I think we need to talk about why museum job descriptions are starting to look like applications for the International Space Station.
Go to any major museum job board right now and filter for an entry-level Development or Membership role.
You’ll see the usual: "Passion for the arts," "Strong communication skills," "Master’s degree preferred."
Then you get to the bottom and the "Technical Skills" section. This is where things get weird.
The candidate is expected to have advanced proficiency in a legacy database that hasn’t had a UI update since the Clinton administration. They need to know how to navigate "complex nested queries." They need to be a "power user" of a system that requires a week of specialized training just to find a donor's secondary phone number.
My take? They aren't looking for a fundraiser. They’re looking for a NASA engineer who is willing to work for a nonprofit salary and spend their life fighting the equivalent of a VCR manual.
The Survival Filter
When your technology is a walled garden of complexity, your hiring process changes. It has to. You stop hiring for the person who is best at building relationships or telling your story. Instead, you start hiring for technical tolerance.
What you’re looking for is a survivor. Someone who has already spent years in the trenches of your specific, clunky software and has lived to tell the tale. That rare person who knows exactly which three hidden menus to click to generate a simple report.

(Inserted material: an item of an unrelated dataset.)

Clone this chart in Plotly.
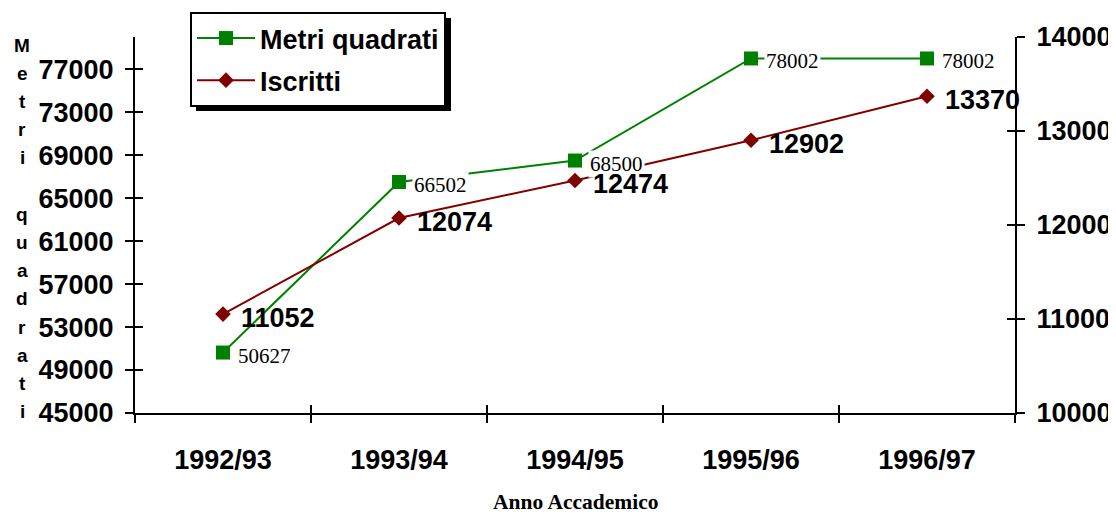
import plotly.graph_objects as go

anni = ["1992/93", "1993/94", "1994/95", "1995/96", "1996/97"]
metri_quadrati = [50627, 66502, 68500, 78002, 78002]
iscritti = [11052, 12074, 12474, 12902, 13370]

# the page puts the figure 8px in from the top-left corner
OFF = 8
W, H = 1116 - OFF, 515 - OFF
X0, X1, Y0, Y1 = 135, 1015, 37, 413  # plot area on the page
PW, PH = X1 - X0, Y1 - Y0

SANS = "Arial, Liberation Sans, sans-serif"
SERIF = "Times New Roman, Liberation Serif, serif"
GREEN = "#008000"
RED = "#800000"


def px_x(p):
    return (p - X0) / PW


def px_y(p):
    return (Y1 - p) / PH


fig = go.Figure()

fig.add_trace(
    go.Scatter(
        x=anni,
        y=metri_quadrati,
        mode="lines+markers",
        name="Metri quadrati",
        line=dict(color=GREEN, width=2),
        marker=dict(symbol="square", size=14, color=GREEN),
        legendgroup="a",
    )
)

fig.add_trace(
    go.Scatter(
        x=anni,
        y=iscritti,
        mode="lines+markers",
        name="Iscritti",
        yaxis="y2",
        line=dict(color=RED, width=2),
        marker=dict(symbol="diamond", size=12, color=RED),
        legendgroup="b",
    )
)

# empty traces so the inner-tick axes get drawn
fig.add_trace(go.Scatter(x=[], y=[], xaxis="x2", yaxis="y3", showlegend=False, hoverinfo="skip"))
fig.add_trace(go.Scatter(x=[], y=[], xaxis="x2", yaxis="y4", showlegend=False, hoverinfo="skip"))

annotations = []
for a, v in zip(anni, metri_quadrati):
    annotations.append(
        dict(
            x=a, y=v, xref="x", yref="y", text=str(v), showarrow=False,
            xanchor="left", yanchor="middle", xshift=13, yshift=-3,
            bgcolor="white", borderpad=1,
            font=dict(family=SERIF, size=21, color="black"),
        )
    )
for a, v in zip(anni, iscritti):
    annotations.append(
        dict(
            x=a, y=v, xref="x", yref="y2", text=str(v), showarrow=False,
            xanchor="left", yanchor="middle", xshift=16, yshift=-4,
            font=dict(family=SANS, size=27, color="black", weight="bold"),
        )
    )

# titolo asse sinistro, una lettera per riga
for i, ch in enumerate("Metri quadrati"):
    if ch == " ":
        continue
    annotations.append(
        dict(
            x=px_x(22), y=px_y(45 + i * 28.2), xref="paper", yref="paper",
            text=ch, showarrow=False, xanchor="center", yanchor="middle",
            font=dict(family=SANS, size=19, color="black", weight="bold"),
        )
    )

annotations.append(
    dict(
        x=0.5, y=px_y(502), xref="paper", yref="paper", text="Anno Accademico",
        showarrow=False, xanchor="center", yanchor="middle",
        font=dict(family=SERIF, size=21.5, color="black", weight="bold"),
    )
)

axis_common = dict(
    showline=True, linecolor="black", linewidth=2, showgrid=False,
    zeroline=False, tickcolor="black", tickwidth=2, ticklen=8,
)
tick_font = dict(family=SANS, size=27, color="black", weight="bold")

fig.update_layout(
    width=W,
    height=H,
    autosize=False,
    margin=dict(l=X0 - OFF, r=1116 - X1, t=Y0 - OFF, b=515 - Y1, autoexpand=False),
    paper_bgcolor="white",
    plot_bgcolor="white",
    xaxis=dict(
        **axis_common, type="category", categoryarray=anni,
        categoryorder="array", range=[-0.5, 4.5], tickson="boundaries",
        ticks="outside", tickfont=tick_font, ticklabelstandoff=22,
    ),
    xaxis2=dict(
        **axis_common, overlaying="x", range=[-0.5, 4.5], tick0=-0.5, dtick=1,
        ticks="inside", showticklabels=False, anchor="y3",
    ),
    yaxis=dict(
        **axis_common, range=[45000, 80000], tick0=45000, dtick=4000,
        ticks="outside", tickformat="d", tickfont=tick_font, ticklabelstandoff=6,
    ),
    yaxis3=dict(
        **axis_common, overlaying="y", range=[45000, 80000], tick0=45000,
        dtick=4000, ticks="inside", showticklabels=False, anchor="x2",
    ),
    yaxis2=dict(
        **axis_common, overlaying="y", side="right", range=[10000, 14000],
        dtick=1000, ticks="outside", tickformat="d", tickfont=tick_font,
        ticklabelstandoff=6,
    ),
    yaxis4=dict(
        **axis_common, overlaying="y", side="right", range=[10000, 14000],
        dtick=1000, ticks="inside", showticklabels=False, anchor="x2",
    ),
    legend=dict(
        x=px_x(190), y=px_y(12), xanchor="left", yanchor="top",
        bgcolor="white", bordercolor="black", borderwidth=2,
        font=dict(family=SANS, size=27, color="black", weight="bold"),
        traceorder="grouped", tracegroupgap=4, itemwidth=58,
    ),
    shapes=[
        dict(
            type="rect", xref="paper", yref="paper",
            x0=px_x(196), x1=px_x(451), y0=px_y(111), y1=px_y(18),
            fillcolor="black", line=dict(width=0), layer="above",
        )
    ],
    annotations=annotations,
)

fig.write_html("out.html")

Directors often will lament to me that they have a talent shortage. But because I have seen these unicorn-seeking vacancy announcements, I don’t know if that’s the right diagnosis. I think we have a bad software surplus.
My Adventures in Sourdough
Now, I have a quick confession to make that has nothing (and everything) to do with database administration. It starts in my kitchen in April 2020.
I tried to become a sourdough expert during the pandemic. We all did. I bought the digital scales. I nurtured a starter I named "The Blob." I watched an unholy amount of YouTube videos about hydration percentages and autolyse.
I ended up with one decent loaf. It took an eon and there is a non-zero chance that eating from that loaf put me over the legal alcohol limit. So eventually…I realized I’m a much better museum technology consultant than I am a baker.
I find myself explaining this exact concept to museum execs on a weekly basis. Just because your staff can learn to navigate a difficult, non-intuitive database doesn't mean it’s the best use of their time and brainpower.
The execs I talk to can readily identify that the museum sector has normalized the idea that museum staff should be part-time IT professionals. But I think it goes even deeper than that. It’s about who museums are allowed to hire in the first place.
Why The Best Candidates Stay Away
It comes down to an uncomfortable truth: your software is effectively a hiring gatekeeper
.
By sticking to these niche, legacy systems, many museums have accidentally built an architecture that excludes almost everyone. Because if your database requires a secret language just to be productive, you’ve locked the doors to the outside world.
You can't hire that brilliant marketer from the tech sector or that organized manager from the private world because they "don't know the system."
But that’s a trap! Modern technology should be invisible. It should be intuitive enough that a smart, mission-driven person can sit down on Monday and be running their own reports by Tuesday.
And besides, hiring only from the same tiny pool of survivors creates an echo chamber. You end up passing the same few dozen professionals around from institution to institution. It’s the same people, using the same old tools, doing things the way they’ve always been done.
That’s hardly a recipe for innovation.
Imagine being able to hire someone who did something truly epic at a for-profit brand. Or a person who knows how to scale engagement or build world-class customer journeys.
Right now, you probably can’t touch them. They don’t know your nonprofit niche toolset. Odds are that if they even got past the initial screening (which is doubtful, because your HR filters are inevitably looking for proficiency in a dead language…) anyone used to modern tooling would take one look at your gray, 20-year-old database and walk out. Or, you’d spend their first six months teaching them where the "Export" button is buried.
When your toolset is interchangeable with the rest of the modern world, your hiring pool explodes. You can hire for the brain and not the software baggage. You can bring in fresh blood and new ideas because the technical barrier to entry has vanished.
Stop Testing for Technical Tolerance
The future of the field depends on bringing in new voices. But you can’t do that if your doors are guarded with a technical tolerance test.
Because of the work I do, I’ve spent more time reading museum sector vacancy announcements than is probably healthy. I see the direct line between HR struggles and bad software every day, and I try to help execs see it, too. I can't magically fix their databases on a phone call, but for those who realize that clunky tech is actively shrinking their candidate pool, the math on their hiring issues changes forever.